Revenant à notre exemple initial, en tant que linguiste, il convient de noter que la majorité des Haïtiens utilisent le terme « lakrè », tandis que « krè » n'est pas couramment reconnu dans les dictionnaires créoles, tels que le Diksyonè Kreyòl Vilsen, premier dictionnaire du créole haïtien. Dès lors, il est raisonnable de conclure qu’en créole standard, et donc académique, on utilise « lakrè », un terme emprunté par agglutination à l'expression française « la craie ». Toutefois, étant donné que de nombreux Haïtiens utilisent également le mot « krè », ce dernier devient une variation lexicale et diastratique de « lakrè », en fonction des expériences linguistiques des locuteurs.
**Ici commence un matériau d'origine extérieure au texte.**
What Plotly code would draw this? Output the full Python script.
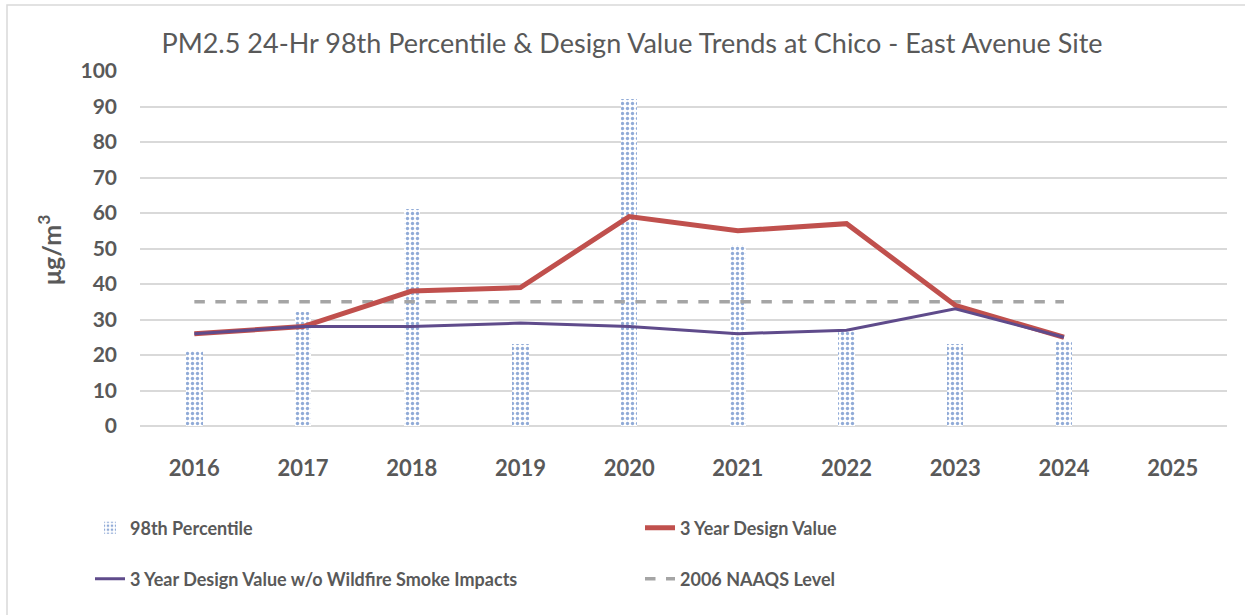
import plotly.graph_objects as go

years = ["2016", "2017", "2018", "2019", "2020", "2021", "2022", "2023", "2024", "2025"]
pct98 = [21, 32, 61, 23, 92, 51, 27, 23, 24, None]
dv3 = [26, 28, 38, 39, 59, 55, 57, 34, 25, None]
dv3_nowf = [26, 28, 28, 29, 28, 26, 27, 33, 25, None]
naaqs = [35, 35, 35, 35, 35, 35, 35, 35, 35, None]
yticks = [0, 10, 20, 30, 40, 50, 60, 70, 80, 90, 100]

FONT = "Lato"
GRAY = "#595959"

W, H = 1245, 615
L, R, T, B = 140, 18, 71, 189
pw, ph = W - L - R, H - T - B

def px_x(x):
    return (x - L) / pw

def px_y(y):
    return (H - B - y) / ph

fig = go.Figure()
fig.add_trace(go.Bar(
    x=years, y=pct98, name="98th Percentile", width=0.15,
    marker=dict(color="white", line=dict(width=0),
                pattern=dict(shape=".", fgcolor="#2458B0", bgcolor="white",
                             size=5, solidity=0.35)),
    legend="legend", legendrank=1,
))
fig.add_trace(go.Scatter(
    x=years, y=naaqs, name="2006 NAAQS Level", mode="lines",
    line=dict(color="#A5A5A5", width=3.5, dash="dash"),
    legend="legend2", legendrank=4,
))
fig.add_trace(go.Scatter(
    x=years, y=dv3, name="3 Year Design Value", mode="lines",
    line=dict(color="#C0504D", width=5),
    legend="legend", legendrank=2,
))
fig.add_trace(go.Scatter(
    x=years, y=dv3_nowf, name="3 Year Design Value w/o Wildfire Smoke Impacts",
    mode="lines", line=dict(color="#5F4B8B", width=3),
    legend="legend2", legendrank=3,
))

legend_common = dict(
    orientation="h", xanchor="left", yanchor="middle",
    font=dict(family=FONT, size=18, color=GRAY, weight="bold"),
    entrywidth=505, entrywidthmode="pixels",
    bgcolor="rgba(0,0,0,0)", traceorder="normal",
)

fig.update_layout(
    width=W, height=H,
    margin=dict(l=L, r=R, t=T, b=B),
    paper_bgcolor="white", plot_bgcolor="white",
    title=dict(text="PM2.5 24-Hr 98th Percentile & Design Value Trends at Chico - East Avenue Site",
               x=632 / W, xanchor="center", y=1 - 44 / H, yanchor="middle",
               font=dict(family=FONT, size=27, color=GRAY)),
    xaxis=dict(type="category", range=[-0.5, 9.5], showgrid=False,
               showline=False, zeroline=False,
               tickfont=dict(family=FONT, size=22, color=GRAY, weight="bold"),
               ticklabelstandoff=27),
    yaxis=dict(range=[0, 100], tickvals=yticks, showgrid=True,
               gridcolor="#D9D9D9", gridwidth=1.5, zeroline=True,
               zerolinecolor="#D9D9D9", zerolinewidth=1.5, showline=False,
               tickfont=dict(family=FONT, size=21, color=GRAY, weight="bold"),
               ticklabelstandoff=22),
    legend=dict(x=px_x(90), y=px_y(528), **legend_common),
    legend2=dict(x=px_x(90), y=px_y(579), **legend_common),
    showlegend=True,
    bargap=0,
)

fig.add_annotation(
    text="μg/m<sup>3</sup>", textangle=-90, showarrow=False,
    xref="paper", yref="paper", x=px_x(49), y=px_y(250),
    xanchor="center", yanchor="middle",
    font=dict(family=FONT, size=25, color=GRAY, weight="bold"),
)

fig.add_shape(type="rect", xref="paper", yref="paper",
              x0=px_x(7), x1=px_x(1260), y0=px_y(640), y1=px_y(5),
              line=dict(color="#D9D9D9", width=1.5), fillcolor="rgba(0,0,0,0)",
              layer="below")

fig.write_html("out.html")
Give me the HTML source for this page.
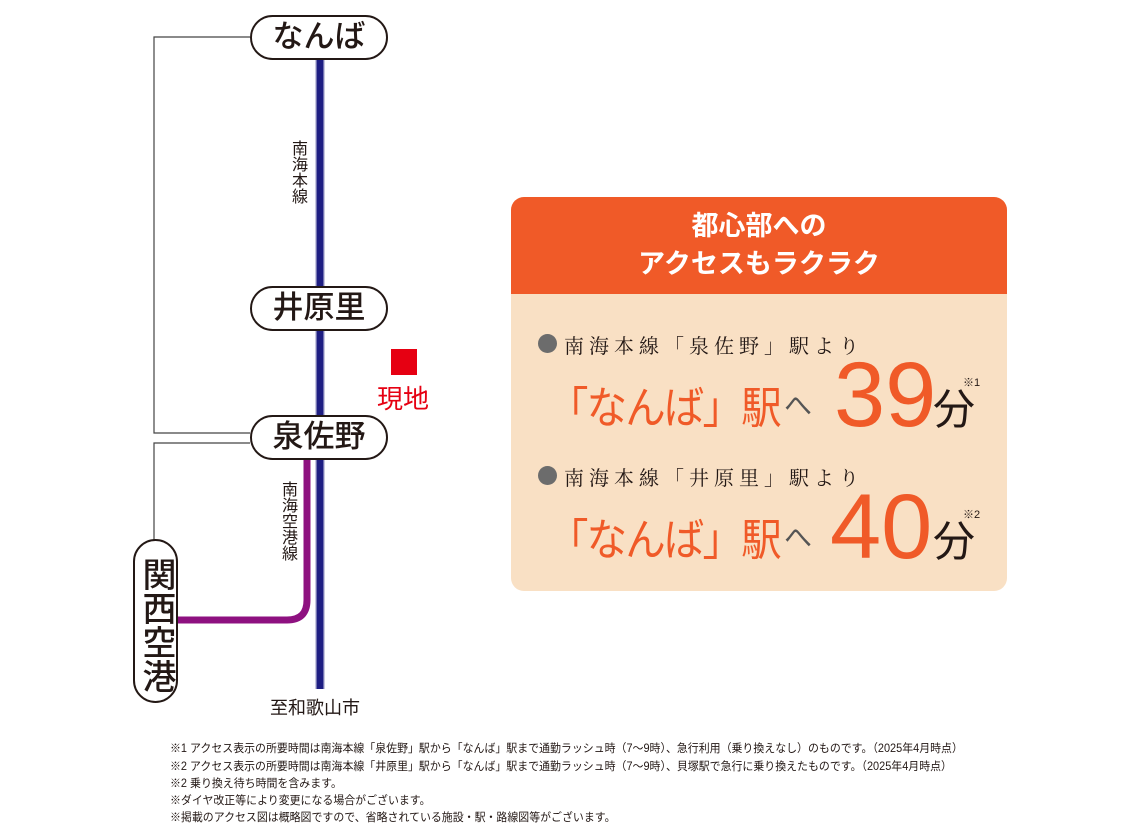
<!DOCTYPE html>
<html><head><meta charset="utf-8"><style>
body{margin:0;width:1140px;height:830px;background:#fff;position:relative;overflow:hidden;font-family:"Liberation Sans","Noto Sans CJK JP",sans-serif;color:#231815}
.a{position:absolute}
.pill{position:absolute;border:2px solid #231815;border-radius:24px;background:#fff;box-sizing:border-box;text-align:center;font-size:31px;font-weight:500;line-height:40px}
.vt{position:absolute;writing-mode:vertical-rl;font-size:16px;line-height:16px}
.fn{position:absolute;left:170px;font-size:11.5px;white-space:nowrap;transform:scaleX(0.95);transform-origin:left center;line-height:14px}
.big{position:absolute;white-space:nowrap}
.nb{transform:scaleX(0.92);transform-origin:left center}
</style></head><body>
<svg class="a" style="left:0;top:0" width="1140" height="830">
<path d="M250 37 H154 V433 H250" fill="none" stroke="#444" stroke-width="1.2"/>
<path d="M250 443 H154 V540" fill="none" stroke="#444" stroke-width="1.2"/>
<line x1="320" y1="55" x2="320" y2="689" stroke="#c8c8e0" stroke-width="10"/>
<line x1="320" y1="55" x2="320" y2="689" stroke="#1e1e82" stroke-width="7"/>
<path d="M307 458 V600 Q307 620 287 620 H176" fill="none" stroke="#8e1180" stroke-width="7"/>
<rect x="391" y="349" width="26" height="26" fill="#e60012"/>
</svg>
<div class="pill" style="left:250px;top:15px;width:138px;height:45px">なんば</div>
<div class="pill" style="left:250px;top:286px;width:138px;height:45px">井原里</div>
<div class="pill" style="left:250px;top:415px;width:138px;height:45px">泉佐野</div>
<div class="pill" style="left:133px;top:539px;width:45px;height:164px;writing-mode:vertical-rl;line-height:41px;font-size:34px;padding-top:8px">関西空港</div>
<div class="vt" style="left:289px;top:140px">南海本線</div>
<div class="vt" style="left:279px;top:481px">南海空港線</div>
<div class="a" style="left:377px;top:379px;font-size:26px;color:#e60012">現地</div>
<div class="a" style="left:270px;top:694px;font-size:18px">至和歌山市</div>

<div class="a" style="left:511px;top:197px;width:496px;height:394px;border-radius:13px;background:#f9e0c4;overflow:hidden">
 <div style="height:97px;background:#f05a28;color:#fff;font-weight:bold;font-size:27px;text-align:center;line-height:38px;padding-top:10px;box-sizing:border-box">都心部への<br>アクセスもラクラク</div>
</div>
<div class="a" style="left:538px;top:334px;width:19px;height:19px;border-radius:50%;background:#6c6c6c"></div>
<div class="a" style="left:564px;top:330px;font-size:20px;letter-spacing:5px;font-family:'Noto Serif CJK SC',serif">南海本線「泉佐野」駅より</div>
<div class="a" style="left:538px;top:466px;width:19px;height:19px;border-radius:50%;background:#6c6c6c"></div>
<div class="a" style="left:564px;top:462px;font-size:20px;letter-spacing:5px;font-family:'Noto Serif CJK SC',serif">南海本線「井原里」駅より</div>

<div class="big nb" style="left:548px;top:372px;font-size:44px;color:#f05a28;letter-spacing:-2px">「なんば」駅</div>
<div class="big" style="left:784px;top:384px;font-size:28px;color:#555">へ</div>
<div class="big" style="left:834px;top:345px;font-size:92px;color:#f05a28;line-height:100px">39</div>
<div class="big" style="left:933px;top:385px;font-size:42px;line-height:50px">分</div>
<div class="big" style="left:963px;top:374px;font-size:11px">※1</div>

<div class="big nb" style="left:548px;top:504px;font-size:44px;color:#f05a28;letter-spacing:-2px">「なんば」駅</div>
<div class="big" style="left:784px;top:516px;font-size:28px;color:#555">へ</div>
<div class="big" style="left:830px;top:477px;font-size:92px;color:#f05a28;line-height:100px">40</div>
<div class="big" style="left:933px;top:517px;font-size:42px;line-height:50px">分</div>
<div class="big" style="left:963px;top:506px;font-size:11px">※2</div>

<div class="fn" style="top:742px">※1 アクセス表示の所要時間は南海本線「泉佐野」駅から「なんば」駅まで通勤ラッシュ時（7～9時）、急行利用（乗り換えなし）のものです。（2025年4月時点）</div>
<div class="fn" style="top:760px">※2 アクセス表示の所要時間は南海本線「井原里」駅から「なんば」駅まで通勤ラッシュ時（7～9時）、貝塚駅で急行に乗り換えたものです。（2025年4月時点）</div>
<div class="fn" style="top:777px">※2 乗り換え待ち時間を含みます。</div>
<div class="fn" style="top:794px">※ダイヤ改正等により変更になる場合がございます。</div>
<div class="fn" style="top:811px">※掲載のアクセス図は概略図ですので、省略されている施設・駅・路線図等がございます。</div>
</body></html>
Partant de cette observation, on peut affirmer que tant l'artiste que l'animateur ont, en un sens, raison et tort à la fois, puisque leurs jugements reposent sur leurs propres expériences langagières et sociales. Carel semble préférer « lakrè », tandis que Vag Lavi, tout comme moi, utilise « krè » de manière interchangeable. Dès lors, « Krè k anlè » ne saurait être qualifié de grossier, mais plutôt d'ambigu sur le plan phonologique. En revanche, étant donné la tension provoquée par ce désaccord entre les deux protagonistes, tension qui perdure encore aujourd'hui, on peut y percevoir une méconnaissance flagrante de leur propre langue maternelle. Cela témoigne également des lacunes d’un système éducatif inefficace, peu soucieux de la langue qui unit tous les Haïtiens, et illustre le retard dans la maîtrise de cette langue essentielle.

 

En conclusion, l'analyse de cette controverse linguistique met en lumière non seulement les nuances de la langue créole haïtienne, mais aussi la richesse de sa variation, qui est le reflet des multiples expériences socioculturelles de ses locuteurs. D’un côté, la diversité lexicale, qu'elle soit géographique, sociale, situationnelle, historique ou individuelle, est une caractéristique naturelle et essentielle de toute langue vivante, témoignant de la plasticité et de la capacité d’adaptation du créole. D’un autre côté, cette variation, bien qu'enrichissante, peut parfois prêter à confusion, comme le montre le désaccord entre Carel et Vag Lavi. Toutefois, ce désaccord souligne également une méconnaissance du fonctionnement profond de la langue, amplifiée par un système éducatif qui n’accorde pas suffisamment d’attention à la richesse de cette langue maternelle. Ainsi, tout en reconnaissant la légitimité des différences d’interprétation et d’usage, il importe de promouvoir une meilleure compréhension de notre patrimoine linguistique afin de favoriser une maîtrise plus fine de notre langue, dans toutes ses dimensions, tout en valorisant sa diversité.